James Auton
- Born: 28 September 1879 Hartlepool district, England
- Died: 22 May 1924 (aged 44) Salford district, England

Rugby union career
- Position: Three-quarters

Senior career
- Years: Team / Apps / (Points)
- ≤1904: West Hartlepool R.F.C.
- Rugby league career

Playing information
- Position: Forward
Club
| Years | Team | Pld | T | G | FG | P |
| Dec 1904–12/13 | Wakefield Trinity | 231 | 26 | 0 | 0 | 78 |

= James Auton =

English rugby league footballer

James Auton (28 September 1879 – 22 May 1924) was an English rugby union, and professional rugby league footballer who played in the 1900s and 1910s.

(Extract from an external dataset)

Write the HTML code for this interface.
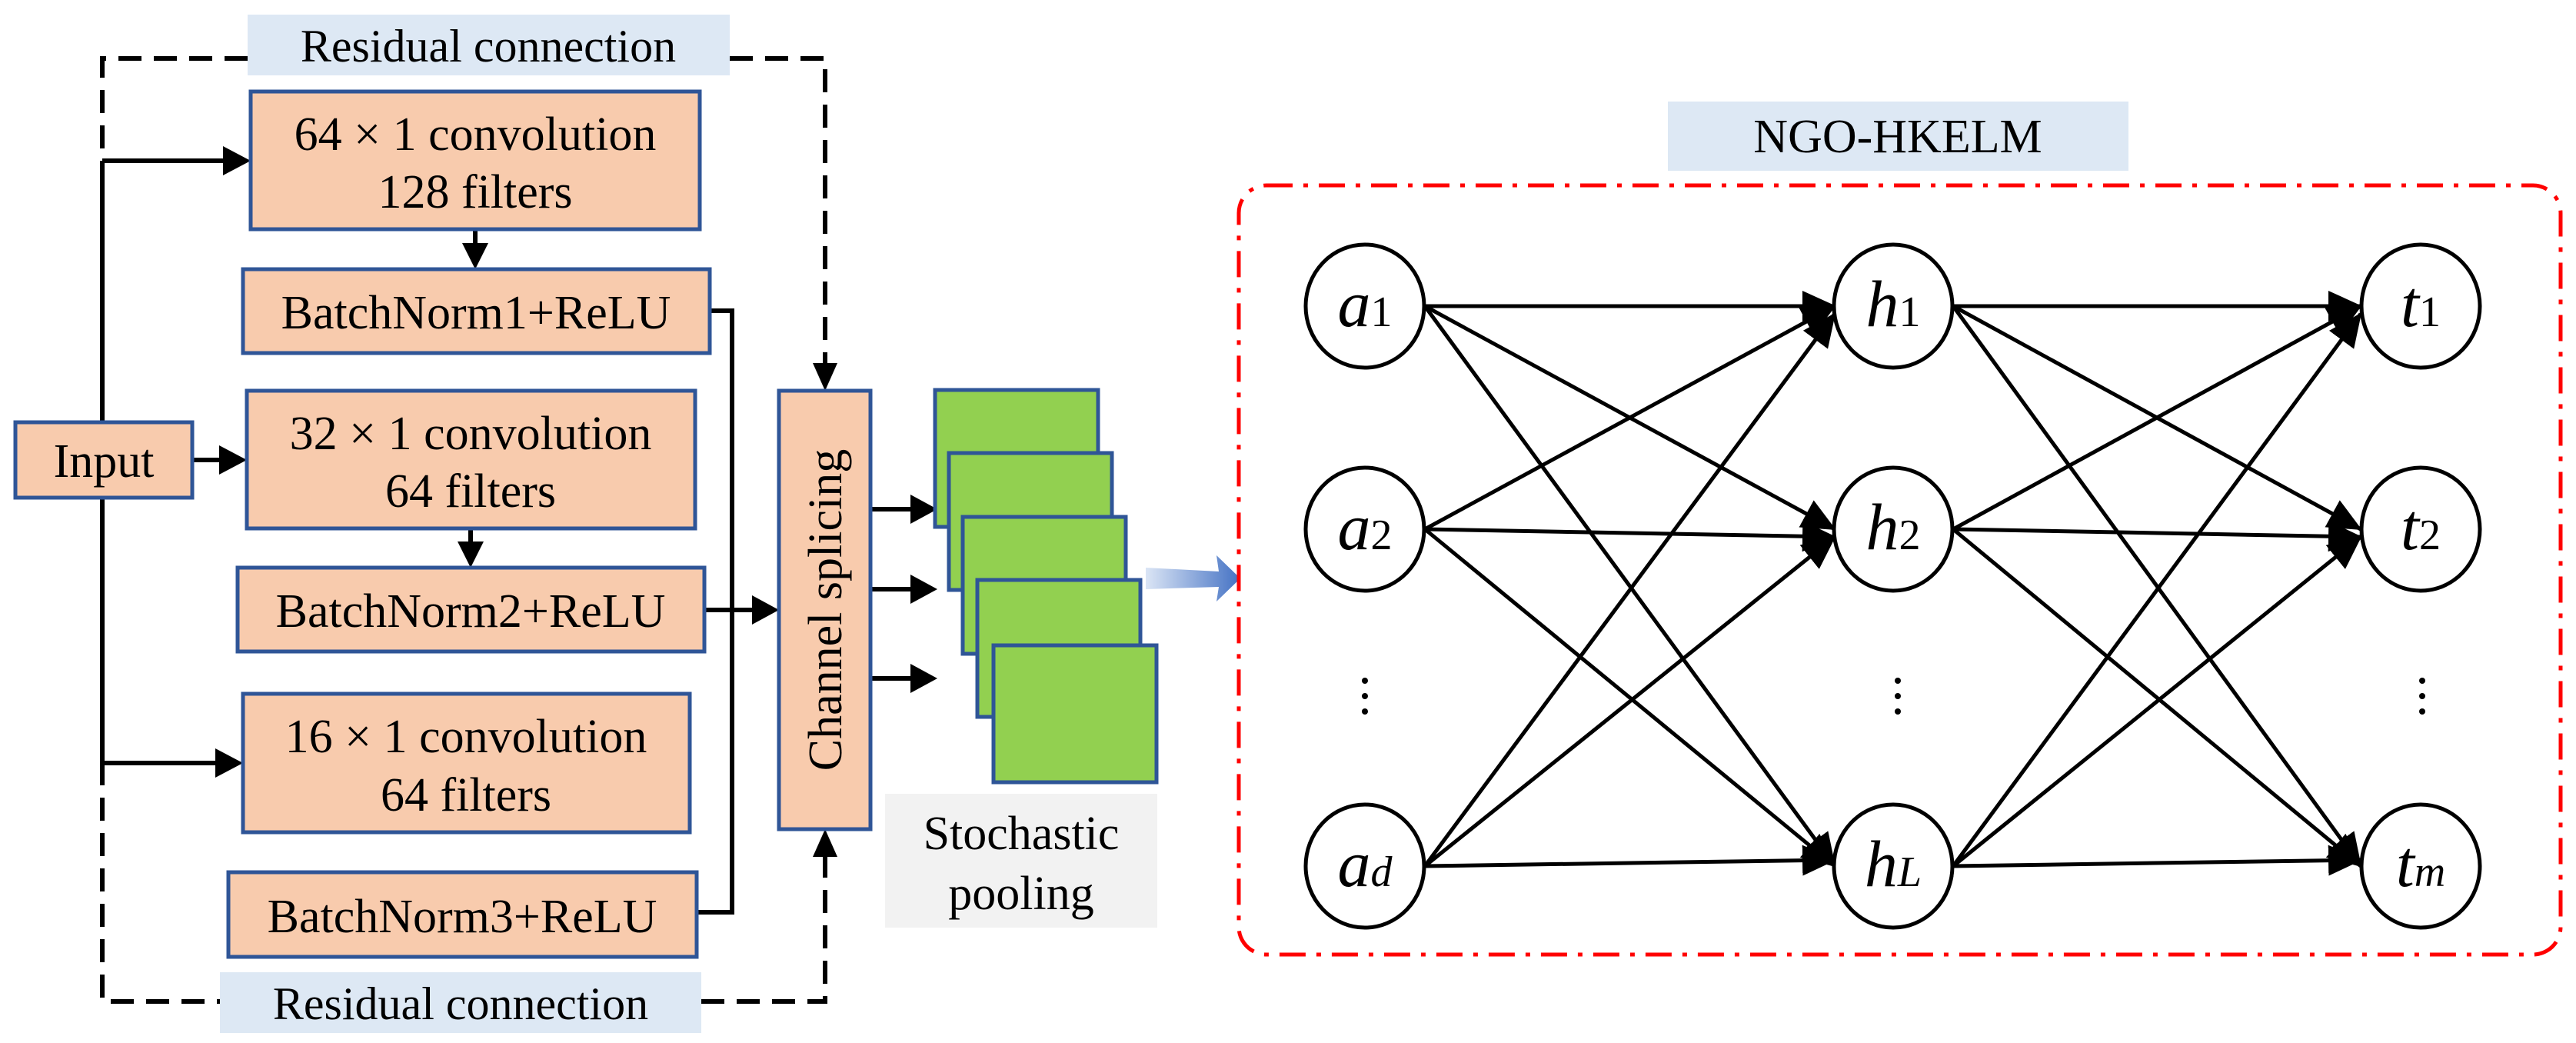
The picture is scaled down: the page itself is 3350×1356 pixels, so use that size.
<!DOCTYPE html>
<html><head><meta charset="utf-8"><style>
html,body{margin:0;padding:0;background:#fff}
svg{display:block}
text{font-family:"Liberation Serif","Times New Roman",serif;fill:#000}
</style></head><body>
<svg width="3350" height="1356" viewBox="0 0 3350 1356" xmlns="http://www.w3.org/2000/svg" font-family="Liberation Serif, serif">
<defs>
<linearGradient id="bg" x1="0" x2="1" y1="0" y2="0"><stop offset="0" stop-color="#dbe5f5"/><stop offset="1" stop-color="#4472c4"/></linearGradient>
<marker id="ah" markerUnits="userSpaceOnUse" markerWidth="44" markerHeight="40" refX="42" refY="20" orient="auto"><path d="M0,0 L44,20 L0,40 Z" fill="#000"/></marker>
</defs>
<rect x="322" y="19" width="627" height="79" fill="#dde8f4"/>
<rect x="286" y="1264" width="626" height="79" fill="#dde8f4"/>
<rect x="1151" y="1032" width="354" height="174" fill="#f2f2f2"/>
<rect x="2169" y="132" width="599" height="90" fill="#dde8f4"/>
<text x="635" y="80" font-size="60" text-anchor="middle">Residual connection</text>
<text x="599" y="1325" font-size="60" text-anchor="middle">Residual connection</text>
<text x="1328" y="1104" font-size="62" text-anchor="middle">Stochastic</text>
<text x="1328" y="1182" font-size="62" text-anchor="middle">pooling</text>
<text x="2468" y="198" font-size="62" text-anchor="middle">NGO-HKELM</text>
<g fill="none" stroke="#000" stroke-width="6" stroke-dasharray="30,16">
<path d="M322 76 H133 V1302 H286"/>
<path d="M949 76 H1073 V475"/>
<path d="M912 1302 H1073 V1110"/>
</g>
<polygon points="1057,472 1089,472 1073,508" fill="#000"/>
<polygon points="1057,1114 1089,1114 1073,1078" fill="#000"/>
<g fill="none" stroke="#000" stroke-width="6">
<path d="M133 209 V1012"/>
<path d="M133 209 H292"/>
<path d="M250 598 H287"/>
<path d="M133 992 H282"/>
<path d="M618 298 V318"/>
<path d="M612 687 V706"/>
<path d="M923 404 H952 V1186 H906"/>
<path d="M916 793 H980"/>
<path d="M1132 662 H1186"/>
<path d="M1132 766 H1186"/>
<path d="M1132 882 H1186"/>
</g>
<g fill="#000">
<polygon points="290,190 326,209 290,228"/>
<polygon points="285,579 321,598 285,617"/>
<polygon points="280,973 316,992 280,1011"/>
<polygon points="601,316 635,316 618,350"/>
<polygon points="595,704 629,704 612,738"/>
<polygon points="978,774 1013,793 978,812"/>
<polygon points="1184,643 1219,662 1184,681"/>
<polygon points="1184,747 1219,766 1184,785"/>
<polygon points="1184,863 1219,882 1184,901"/>
</g>
<g fill="#f8cbad" stroke="#2f5597" stroke-width="5">
<rect x="326" y="119" width="584" height="179"/>
<rect x="316" y="350" width="607" height="109"/>
<rect x="321" y="508" width="583" height="179"/>
<rect x="309" y="738" width="607" height="109"/>
<rect x="316" y="902" width="581" height="180"/>
<rect x="297" y="1134" width="609" height="110"/>
<rect x="20" y="549" width="230" height="98"/>
<rect x="1013" y="508" width="119" height="570"/>
</g>
<g font-size="62" text-anchor="middle">
<text x="618" y="195">64 × 1 convolution</text>
<text x="618" y="270">128 filters</text>
<text x="619" y="427">BatchNorm1+ReLU</text>
<text x="612" y="584">32 × 1 convolution</text>
<text x="612" y="659">64 filters</text>
<text x="612" y="815">BatchNorm2+ReLU</text>
<text x="606" y="978">16 × 1 convolution</text>
<text x="606" y="1054">64 filters</text>
<text x="601" y="1212">BatchNorm3+ReLU</text>
<text x="135" y="620">Input</text>
<text transform="translate(1094,793) rotate(-90)" x="0" y="0">Channel splicing</text>
</g>
<g fill="#92d050" stroke="#2f5597" stroke-width="5">
<rect x="1216" y="507" width="212" height="178"/>
<rect x="1234" y="589" width="212" height="178"/>
<rect x="1252" y="672" width="212" height="178"/>
<rect x="1271" y="754" width="212" height="178"/>
<rect x="1292" y="839" width="212" height="178"/>
</g>
<polygon points="1490,738 1585,743 1582,722 1613,752 1582,782 1585,763 1490,766" fill="url(#bg)"/>
<rect x="1611" y="241" width="1719" height="1000" rx="36" fill="none" stroke="#ff0000" stroke-width="5" stroke-dasharray="34,14,6,14"/>
<g stroke="#000" stroke-width="5" fill="none" marker-end="url(#ah)">
<line x1="1853" y1="398" x2="2386" y2="398"/>
<line x1="1853" y1="398" x2="2386" y2="688"/>
<line x1="1853" y1="398" x2="2386" y2="1126"/>
<line x1="1853" y1="688" x2="2386" y2="398"/>
<line x1="1853" y1="688" x2="2386" y2="698"/>
<line x1="1853" y1="688" x2="2386" y2="1126"/>
<line x1="1853" y1="1126" x2="2386" y2="408"/>
<line x1="1853" y1="1126" x2="2386" y2="698"/>
<line x1="1853" y1="1126" x2="2386" y2="1118"/>
<line x1="2540" y1="398" x2="3070" y2="398"/>
<line x1="2540" y1="398" x2="3070" y2="688"/>
<line x1="2540" y1="398" x2="3070" y2="1126"/>
<line x1="2540" y1="688" x2="3070" y2="398"/>
<line x1="2540" y1="688" x2="3070" y2="698"/>
<line x1="2540" y1="688" x2="3070" y2="1126"/>
<line x1="2540" y1="1126" x2="3070" y2="408"/>
<line x1="2540" y1="1126" x2="3070" y2="698"/>
<line x1="2540" y1="1126" x2="3070" y2="1118"/>
</g>
<g fill="#fff" stroke="#000" stroke-width="5">
<ellipse cx="1775" cy="398" rx="77" ry="80"/>
<ellipse cx="1775" cy="688" rx="77" ry="80"/>
<ellipse cx="1775" cy="1126" rx="77" ry="80"/>
<ellipse cx="2462" cy="398" rx="77" ry="80"/>
<ellipse cx="2462" cy="688" rx="77" ry="80"/>
<ellipse cx="2462" cy="1126" rx="77" ry="80"/>
<ellipse cx="3148" cy="398" rx="77" ry="80"/>
<ellipse cx="3148" cy="688" rx="77" ry="80"/>
<ellipse cx="3148" cy="1126" rx="77" ry="80"/>
</g>
<g fill="#000">
<circle cx="1775" cy="885" r="4"/><circle cx="1775" cy="905" r="4"/><circle cx="1775" cy="925" r="4"/>
<circle cx="2468" cy="885" r="4"/><circle cx="2468" cy="905" r="4"/><circle cx="2468" cy="925" r="4"/>
<circle cx="3150" cy="885" r="4"/><circle cx="3150" cy="905" r="4"/><circle cx="3150" cy="925" r="4"/>
</g>
<g font-size="86" text-anchor="middle">
<text x="1775" y="424"><tspan font-style="italic">a</tspan><tspan font-size="56">1</tspan></text>
<text x="1775" y="714"><tspan font-style="italic">a</tspan><tspan font-size="56">2</tspan></text>
<text x="1775" y="1152"><tspan font-style="italic">a</tspan><tspan font-size="56" font-style="italic">d</tspan></text>
<text x="2462" y="424"><tspan font-style="italic">h</tspan><tspan font-size="56">1</tspan></text>
<text x="2462" y="714"><tspan font-style="italic">h</tspan><tspan font-size="56">2</tspan></text>
<text x="2462" y="1152"><tspan font-style="italic">h</tspan><tspan font-size="56" font-style="italic">L</tspan></text>
<text x="3148" y="424"><tspan font-style="italic">t</tspan><tspan font-size="56">1</tspan></text>
<text x="3148" y="714"><tspan font-style="italic">t</tspan><tspan font-size="56">2</tspan></text>
<text x="3148" y="1152"><tspan font-style="italic">t</tspan><tspan font-size="56" font-style="italic">m</tspan></text>
</g>
</svg>
</body></html>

He played club level rugby union (RU) for West Hartlepool R.F.C., in the three-quarters, and club level rugby league (RL) for Wakefield Trinity, in the three-quarters, and later as a forward.

==Background==
James Auton was born in Hartlepool, County Durham, England, and he died aged 44 in Salford, Lancashire, England.

==Playing career==

===Challenge Cup Final appearances===
James Auton played as a forward in Wakefield Trinity's 17–0 victory over Hull F.C. in the 1909 Challenge Cup Final during the 1908–09 season at Headingley, Leeds on Tuesday 20 April 1909, in front of a crowd of 23,587.

===County Cup Final appearances===
James Auton played as a forward in Wakefield Trinity's 8–2 victory over Huddersfield in the 1910 Yorkshire Cup Final during the 1910–11 season at Headingley, Leeds on Saturday 3 December 1910.